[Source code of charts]
_ _ _ _ _

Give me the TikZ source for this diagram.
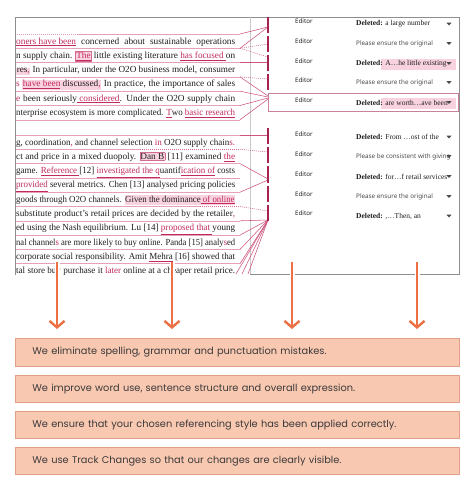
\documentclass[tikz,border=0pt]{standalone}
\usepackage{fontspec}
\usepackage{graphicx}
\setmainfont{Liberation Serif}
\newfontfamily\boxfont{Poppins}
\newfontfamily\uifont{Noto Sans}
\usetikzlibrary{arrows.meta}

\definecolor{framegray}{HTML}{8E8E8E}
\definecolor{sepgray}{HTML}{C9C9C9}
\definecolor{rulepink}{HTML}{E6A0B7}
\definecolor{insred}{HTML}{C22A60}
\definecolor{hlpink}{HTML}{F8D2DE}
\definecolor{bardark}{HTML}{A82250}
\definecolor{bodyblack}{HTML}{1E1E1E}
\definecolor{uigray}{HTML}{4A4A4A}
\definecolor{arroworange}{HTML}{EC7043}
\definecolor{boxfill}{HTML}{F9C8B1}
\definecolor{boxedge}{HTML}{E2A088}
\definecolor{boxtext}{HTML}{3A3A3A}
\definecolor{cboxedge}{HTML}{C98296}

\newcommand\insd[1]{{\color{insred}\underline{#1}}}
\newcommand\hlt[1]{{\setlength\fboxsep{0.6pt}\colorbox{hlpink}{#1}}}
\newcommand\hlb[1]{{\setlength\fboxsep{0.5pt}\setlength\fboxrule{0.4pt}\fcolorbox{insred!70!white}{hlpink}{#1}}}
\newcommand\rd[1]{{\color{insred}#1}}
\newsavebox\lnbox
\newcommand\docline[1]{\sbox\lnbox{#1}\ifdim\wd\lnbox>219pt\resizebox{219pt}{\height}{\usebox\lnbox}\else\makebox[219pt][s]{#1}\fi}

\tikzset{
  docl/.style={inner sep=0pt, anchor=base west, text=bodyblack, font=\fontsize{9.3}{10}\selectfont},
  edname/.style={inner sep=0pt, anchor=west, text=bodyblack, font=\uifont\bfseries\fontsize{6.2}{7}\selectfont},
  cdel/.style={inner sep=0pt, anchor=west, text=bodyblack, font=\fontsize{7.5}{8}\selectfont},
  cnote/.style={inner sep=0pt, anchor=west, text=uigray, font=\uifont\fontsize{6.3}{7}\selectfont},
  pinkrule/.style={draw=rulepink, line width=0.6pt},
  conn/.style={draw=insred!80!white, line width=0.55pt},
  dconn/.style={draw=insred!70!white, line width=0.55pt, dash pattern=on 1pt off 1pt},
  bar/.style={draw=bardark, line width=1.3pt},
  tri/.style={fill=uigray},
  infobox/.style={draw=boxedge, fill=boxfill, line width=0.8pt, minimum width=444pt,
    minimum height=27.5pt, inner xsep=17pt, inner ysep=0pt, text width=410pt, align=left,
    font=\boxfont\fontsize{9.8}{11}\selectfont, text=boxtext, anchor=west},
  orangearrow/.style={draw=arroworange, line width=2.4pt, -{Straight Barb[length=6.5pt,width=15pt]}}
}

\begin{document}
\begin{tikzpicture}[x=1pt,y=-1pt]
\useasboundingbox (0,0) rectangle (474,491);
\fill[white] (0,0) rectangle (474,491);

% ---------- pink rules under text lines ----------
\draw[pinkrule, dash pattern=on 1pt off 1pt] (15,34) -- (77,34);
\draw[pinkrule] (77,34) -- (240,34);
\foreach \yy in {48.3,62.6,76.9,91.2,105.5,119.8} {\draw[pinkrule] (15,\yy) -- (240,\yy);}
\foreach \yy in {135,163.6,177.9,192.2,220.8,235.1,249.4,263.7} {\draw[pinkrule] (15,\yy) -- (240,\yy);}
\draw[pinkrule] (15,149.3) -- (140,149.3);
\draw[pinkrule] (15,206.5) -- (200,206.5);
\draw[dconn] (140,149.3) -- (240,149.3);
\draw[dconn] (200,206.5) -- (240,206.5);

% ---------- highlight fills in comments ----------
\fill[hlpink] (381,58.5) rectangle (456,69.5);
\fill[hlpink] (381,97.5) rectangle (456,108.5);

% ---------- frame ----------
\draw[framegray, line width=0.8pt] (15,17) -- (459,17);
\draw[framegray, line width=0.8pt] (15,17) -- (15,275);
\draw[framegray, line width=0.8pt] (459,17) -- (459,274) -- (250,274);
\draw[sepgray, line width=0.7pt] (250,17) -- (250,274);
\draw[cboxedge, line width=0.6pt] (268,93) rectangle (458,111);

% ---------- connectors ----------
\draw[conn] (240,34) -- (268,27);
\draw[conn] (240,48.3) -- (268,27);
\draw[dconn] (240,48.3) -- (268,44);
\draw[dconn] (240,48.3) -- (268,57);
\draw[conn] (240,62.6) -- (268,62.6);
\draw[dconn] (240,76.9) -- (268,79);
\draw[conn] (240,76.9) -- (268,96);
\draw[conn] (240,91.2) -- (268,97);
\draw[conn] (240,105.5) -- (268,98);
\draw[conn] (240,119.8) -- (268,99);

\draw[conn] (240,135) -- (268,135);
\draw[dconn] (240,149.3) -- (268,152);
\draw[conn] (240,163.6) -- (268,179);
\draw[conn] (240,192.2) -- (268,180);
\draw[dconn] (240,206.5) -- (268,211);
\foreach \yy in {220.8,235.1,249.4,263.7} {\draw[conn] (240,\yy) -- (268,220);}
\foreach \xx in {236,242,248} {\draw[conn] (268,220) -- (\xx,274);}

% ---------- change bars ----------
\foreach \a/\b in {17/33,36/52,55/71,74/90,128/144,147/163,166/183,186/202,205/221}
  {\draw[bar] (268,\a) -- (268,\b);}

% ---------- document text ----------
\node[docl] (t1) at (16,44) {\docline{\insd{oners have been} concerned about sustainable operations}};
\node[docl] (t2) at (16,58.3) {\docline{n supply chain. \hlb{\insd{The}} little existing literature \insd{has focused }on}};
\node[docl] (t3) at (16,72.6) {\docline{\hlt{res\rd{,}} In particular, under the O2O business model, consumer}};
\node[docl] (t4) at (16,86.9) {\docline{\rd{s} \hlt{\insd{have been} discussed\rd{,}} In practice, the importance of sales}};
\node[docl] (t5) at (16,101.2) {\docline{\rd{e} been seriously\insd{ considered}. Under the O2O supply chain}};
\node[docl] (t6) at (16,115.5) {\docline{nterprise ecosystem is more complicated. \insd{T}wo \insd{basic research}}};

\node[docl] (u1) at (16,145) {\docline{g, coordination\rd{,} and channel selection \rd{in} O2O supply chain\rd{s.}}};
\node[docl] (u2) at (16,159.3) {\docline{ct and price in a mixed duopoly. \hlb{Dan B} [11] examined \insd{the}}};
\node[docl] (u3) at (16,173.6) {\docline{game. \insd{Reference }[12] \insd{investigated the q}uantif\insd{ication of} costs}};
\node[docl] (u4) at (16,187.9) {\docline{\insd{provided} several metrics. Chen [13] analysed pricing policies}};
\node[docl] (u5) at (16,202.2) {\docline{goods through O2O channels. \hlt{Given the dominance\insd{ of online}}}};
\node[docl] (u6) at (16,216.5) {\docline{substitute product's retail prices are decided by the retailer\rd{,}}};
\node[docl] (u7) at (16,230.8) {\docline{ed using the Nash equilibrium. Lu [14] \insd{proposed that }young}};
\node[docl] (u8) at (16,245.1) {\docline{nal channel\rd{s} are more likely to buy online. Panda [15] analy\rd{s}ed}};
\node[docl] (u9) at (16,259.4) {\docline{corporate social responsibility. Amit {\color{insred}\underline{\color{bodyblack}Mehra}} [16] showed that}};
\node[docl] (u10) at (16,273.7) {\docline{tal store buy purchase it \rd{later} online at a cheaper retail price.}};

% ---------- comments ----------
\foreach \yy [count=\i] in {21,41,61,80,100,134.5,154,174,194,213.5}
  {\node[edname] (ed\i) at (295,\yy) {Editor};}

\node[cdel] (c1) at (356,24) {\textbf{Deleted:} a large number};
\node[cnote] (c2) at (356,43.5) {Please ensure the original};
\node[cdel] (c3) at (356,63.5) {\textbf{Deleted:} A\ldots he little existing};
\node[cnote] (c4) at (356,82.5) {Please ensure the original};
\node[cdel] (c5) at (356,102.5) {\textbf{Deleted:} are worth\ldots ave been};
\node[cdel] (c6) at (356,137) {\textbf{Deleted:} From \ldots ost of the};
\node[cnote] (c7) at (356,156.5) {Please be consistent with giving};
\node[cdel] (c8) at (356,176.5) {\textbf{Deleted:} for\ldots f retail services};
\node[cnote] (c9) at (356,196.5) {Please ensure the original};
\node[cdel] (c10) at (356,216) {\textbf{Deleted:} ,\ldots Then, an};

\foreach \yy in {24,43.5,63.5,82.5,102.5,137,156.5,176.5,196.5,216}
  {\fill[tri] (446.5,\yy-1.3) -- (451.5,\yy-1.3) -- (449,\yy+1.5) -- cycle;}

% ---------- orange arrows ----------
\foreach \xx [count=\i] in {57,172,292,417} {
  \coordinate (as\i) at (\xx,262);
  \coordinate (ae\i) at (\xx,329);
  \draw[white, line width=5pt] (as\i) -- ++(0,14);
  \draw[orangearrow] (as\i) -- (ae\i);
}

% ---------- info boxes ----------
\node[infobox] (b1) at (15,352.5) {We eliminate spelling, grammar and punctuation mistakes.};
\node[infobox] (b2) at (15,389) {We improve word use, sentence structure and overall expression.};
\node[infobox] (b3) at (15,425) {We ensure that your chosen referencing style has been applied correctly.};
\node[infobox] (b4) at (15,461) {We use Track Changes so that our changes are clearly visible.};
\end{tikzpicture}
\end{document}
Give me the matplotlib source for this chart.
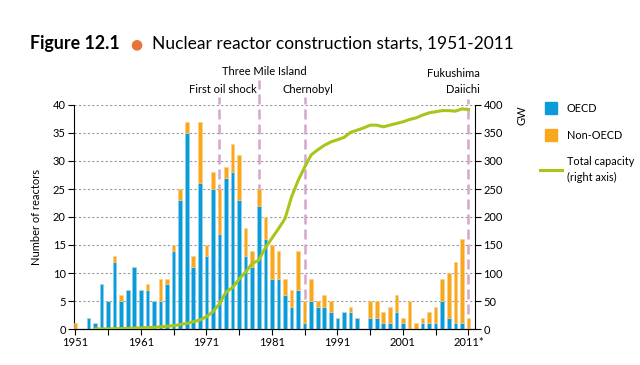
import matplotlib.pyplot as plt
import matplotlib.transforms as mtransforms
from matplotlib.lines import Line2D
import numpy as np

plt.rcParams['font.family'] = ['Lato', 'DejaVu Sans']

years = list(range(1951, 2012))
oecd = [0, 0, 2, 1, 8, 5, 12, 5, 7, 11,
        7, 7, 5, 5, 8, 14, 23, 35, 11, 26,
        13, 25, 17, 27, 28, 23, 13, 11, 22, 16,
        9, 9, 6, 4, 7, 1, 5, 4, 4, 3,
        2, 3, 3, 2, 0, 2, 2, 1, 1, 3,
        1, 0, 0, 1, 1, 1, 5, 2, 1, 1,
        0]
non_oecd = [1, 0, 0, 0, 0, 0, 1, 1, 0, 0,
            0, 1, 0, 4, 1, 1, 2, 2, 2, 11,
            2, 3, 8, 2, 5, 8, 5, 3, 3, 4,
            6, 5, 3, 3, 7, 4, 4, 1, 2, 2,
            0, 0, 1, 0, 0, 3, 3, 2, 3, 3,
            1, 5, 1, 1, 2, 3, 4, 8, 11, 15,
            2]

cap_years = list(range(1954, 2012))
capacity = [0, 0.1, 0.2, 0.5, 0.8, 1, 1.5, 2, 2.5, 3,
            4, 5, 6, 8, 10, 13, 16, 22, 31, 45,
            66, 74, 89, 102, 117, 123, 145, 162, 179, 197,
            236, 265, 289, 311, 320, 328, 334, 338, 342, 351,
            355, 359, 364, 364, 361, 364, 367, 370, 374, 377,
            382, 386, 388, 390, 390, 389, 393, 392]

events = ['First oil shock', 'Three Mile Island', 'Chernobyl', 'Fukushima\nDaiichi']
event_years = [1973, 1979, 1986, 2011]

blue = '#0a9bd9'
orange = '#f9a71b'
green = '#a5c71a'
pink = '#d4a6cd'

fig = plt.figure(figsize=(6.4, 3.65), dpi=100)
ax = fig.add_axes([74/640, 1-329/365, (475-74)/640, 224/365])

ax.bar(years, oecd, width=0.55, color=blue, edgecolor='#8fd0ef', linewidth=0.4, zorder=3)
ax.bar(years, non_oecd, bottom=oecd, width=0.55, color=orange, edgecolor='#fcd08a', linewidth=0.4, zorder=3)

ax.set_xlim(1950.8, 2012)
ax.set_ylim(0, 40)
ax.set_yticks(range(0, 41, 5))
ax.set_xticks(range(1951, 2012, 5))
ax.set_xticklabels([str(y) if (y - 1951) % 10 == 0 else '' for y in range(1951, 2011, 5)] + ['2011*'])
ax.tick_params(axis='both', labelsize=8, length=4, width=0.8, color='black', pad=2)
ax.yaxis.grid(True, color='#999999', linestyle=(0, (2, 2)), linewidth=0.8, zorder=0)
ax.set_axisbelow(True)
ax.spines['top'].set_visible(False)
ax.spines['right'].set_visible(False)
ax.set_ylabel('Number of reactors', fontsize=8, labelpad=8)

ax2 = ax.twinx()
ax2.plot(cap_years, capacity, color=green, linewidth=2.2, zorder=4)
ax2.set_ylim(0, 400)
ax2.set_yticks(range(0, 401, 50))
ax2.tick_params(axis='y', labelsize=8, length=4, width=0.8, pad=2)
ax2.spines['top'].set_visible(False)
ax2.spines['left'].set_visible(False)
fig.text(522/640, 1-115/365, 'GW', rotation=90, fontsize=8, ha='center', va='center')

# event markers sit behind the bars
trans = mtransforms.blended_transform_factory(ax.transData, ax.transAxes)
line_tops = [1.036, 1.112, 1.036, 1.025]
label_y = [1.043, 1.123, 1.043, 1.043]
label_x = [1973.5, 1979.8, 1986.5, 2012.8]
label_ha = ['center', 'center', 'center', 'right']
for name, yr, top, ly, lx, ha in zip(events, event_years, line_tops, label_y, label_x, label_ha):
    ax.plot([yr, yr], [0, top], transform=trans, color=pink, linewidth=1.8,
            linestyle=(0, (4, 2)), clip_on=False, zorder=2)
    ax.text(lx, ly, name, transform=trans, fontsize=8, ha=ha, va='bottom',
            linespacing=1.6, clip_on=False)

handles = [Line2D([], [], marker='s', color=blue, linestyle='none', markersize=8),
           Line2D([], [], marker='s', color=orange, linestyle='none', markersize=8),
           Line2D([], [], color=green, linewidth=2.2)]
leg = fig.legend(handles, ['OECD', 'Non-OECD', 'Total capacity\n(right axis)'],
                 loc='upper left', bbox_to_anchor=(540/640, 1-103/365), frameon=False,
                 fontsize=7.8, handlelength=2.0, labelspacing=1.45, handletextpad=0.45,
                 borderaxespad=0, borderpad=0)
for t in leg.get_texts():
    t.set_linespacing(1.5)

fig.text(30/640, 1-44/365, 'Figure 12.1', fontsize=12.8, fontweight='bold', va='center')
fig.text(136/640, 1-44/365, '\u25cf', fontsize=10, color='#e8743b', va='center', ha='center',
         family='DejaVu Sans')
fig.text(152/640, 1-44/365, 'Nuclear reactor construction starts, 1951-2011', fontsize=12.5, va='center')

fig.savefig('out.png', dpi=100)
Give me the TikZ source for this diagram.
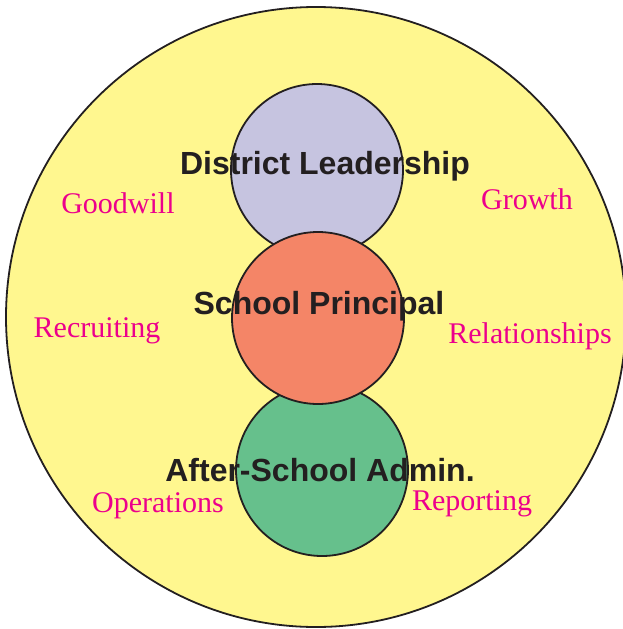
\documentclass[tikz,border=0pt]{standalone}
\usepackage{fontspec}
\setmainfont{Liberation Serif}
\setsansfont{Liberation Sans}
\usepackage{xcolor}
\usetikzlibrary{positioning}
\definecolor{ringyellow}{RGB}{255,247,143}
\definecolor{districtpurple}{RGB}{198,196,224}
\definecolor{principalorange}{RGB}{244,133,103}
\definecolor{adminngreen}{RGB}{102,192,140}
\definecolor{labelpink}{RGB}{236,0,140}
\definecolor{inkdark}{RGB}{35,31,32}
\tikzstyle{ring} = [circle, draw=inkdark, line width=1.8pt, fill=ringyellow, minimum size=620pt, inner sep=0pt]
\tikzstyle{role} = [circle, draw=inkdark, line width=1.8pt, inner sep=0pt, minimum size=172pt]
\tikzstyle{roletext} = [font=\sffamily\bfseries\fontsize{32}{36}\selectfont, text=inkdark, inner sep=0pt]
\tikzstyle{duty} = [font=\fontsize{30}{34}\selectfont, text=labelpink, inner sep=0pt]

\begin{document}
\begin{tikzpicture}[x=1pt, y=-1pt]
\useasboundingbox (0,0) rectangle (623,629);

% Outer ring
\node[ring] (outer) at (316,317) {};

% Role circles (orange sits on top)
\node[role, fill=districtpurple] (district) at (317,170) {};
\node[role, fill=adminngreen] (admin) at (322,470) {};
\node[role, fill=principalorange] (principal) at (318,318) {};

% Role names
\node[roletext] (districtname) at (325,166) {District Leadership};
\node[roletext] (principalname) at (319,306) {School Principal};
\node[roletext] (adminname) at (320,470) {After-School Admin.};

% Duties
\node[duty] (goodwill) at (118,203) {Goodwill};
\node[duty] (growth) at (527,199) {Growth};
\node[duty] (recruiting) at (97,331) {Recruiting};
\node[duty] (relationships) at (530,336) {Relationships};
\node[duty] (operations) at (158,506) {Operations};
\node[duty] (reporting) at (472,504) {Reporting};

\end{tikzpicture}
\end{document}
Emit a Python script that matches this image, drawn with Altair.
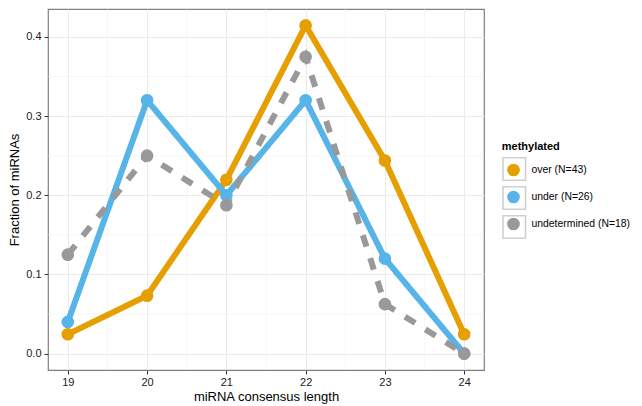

_ _ _ _ _

Set down the lines running from the one with "Give me the matplotlib source for this chart." through the one with "edgecolor='#fcd08a', linewidth=0.4, zorder=3)", both ends kept, exactly and with no pictures.

- [Exercise response]:
Give me the matplotlib source for this chart.
import matplotlib.pyplot as plt
import matplotlib.transforms as mtransforms
from matplotlib.lines import Line2D
import numpy as np

plt.rcParams['font.family'] = ['Lato', 'DejaVu Sans']

years = list(range(1951, 2012))
oecd = [0, 0, 2, 1, 8, 5, 12, 5, 7, 11,
        7, 7, 5, 5, 8, 14, 23, 35, 11, 26,
        13, 25, 17, 27, 28, 23, 13, 11, 22, 16,
        9, 9, 6, 4, 7, 1, 5, 4, 4, 3,
        2, 3, 3, 2, 0, 2, 2, 1, 1, 3,
        1, 0, 0, 1, 1, 1, 5, 2, 1, 1,
        0]
non_oecd = [1, 0, 0, 0, 0, 0, 1, 1, 0, 0,
            0, 1, 0, 4, 1, 1, 2, 2, 2, 11,
            2, 3, 8, 2, 5, 8, 5, 3, 3, 4,
            6, 5, 3, 3, 7, 4, 4, 1, 2, 2,
            0, 0, 1, 0, 0, 3, 3, 2, 3, 3,
            1, 5, 1, 1, 2, 3, 4, 8, 11, 15,
            2]

cap_years = list(range(1954, 2012))
capacity = [0, 0.1, 0.2, 0.5, 0.8, 1, 1.5, 2, 2.5, 3,
            4, 5, 6, 8, 10, 13, 16, 22, 31, 45,
            66, 74, 89, 102, 117, 123, 145, 162, 179, 197,
            236, 265, 289, 311, 320, 328, 334, 338, 342, 351,
            355, 359, 364, 364, 361, 364, 367, 370, 374, 377,
            382, 386, 388, 390, 390, 389, 393, 392]

events = ['First oil shock', 'Three Mile Island', 'Chernobyl', 'Fukushima\nDaiichi']
event_years = [1973, 1979, 1986, 2011]

blue = '#0a9bd9'
orange = '#f9a71b'
green = '#a5c71a'
pink = '#d4a6cd'

fig = plt.figure(figsize=(6.4, 3.65), dpi=100)
ax = fig.add_axes([74/640, 1-329/365, (475-74)/640, 224/365])

ax.bar(years, oecd, width=0.55, color=blue, edgecolor='#8fd0ef', linewidth=0.4, zorder=3)
ax.bar(years, non_oecd, bottom=oecd, width=0.55, color=orange, edgecolor='#fcd08a', linewidth=0.4, zorder=3)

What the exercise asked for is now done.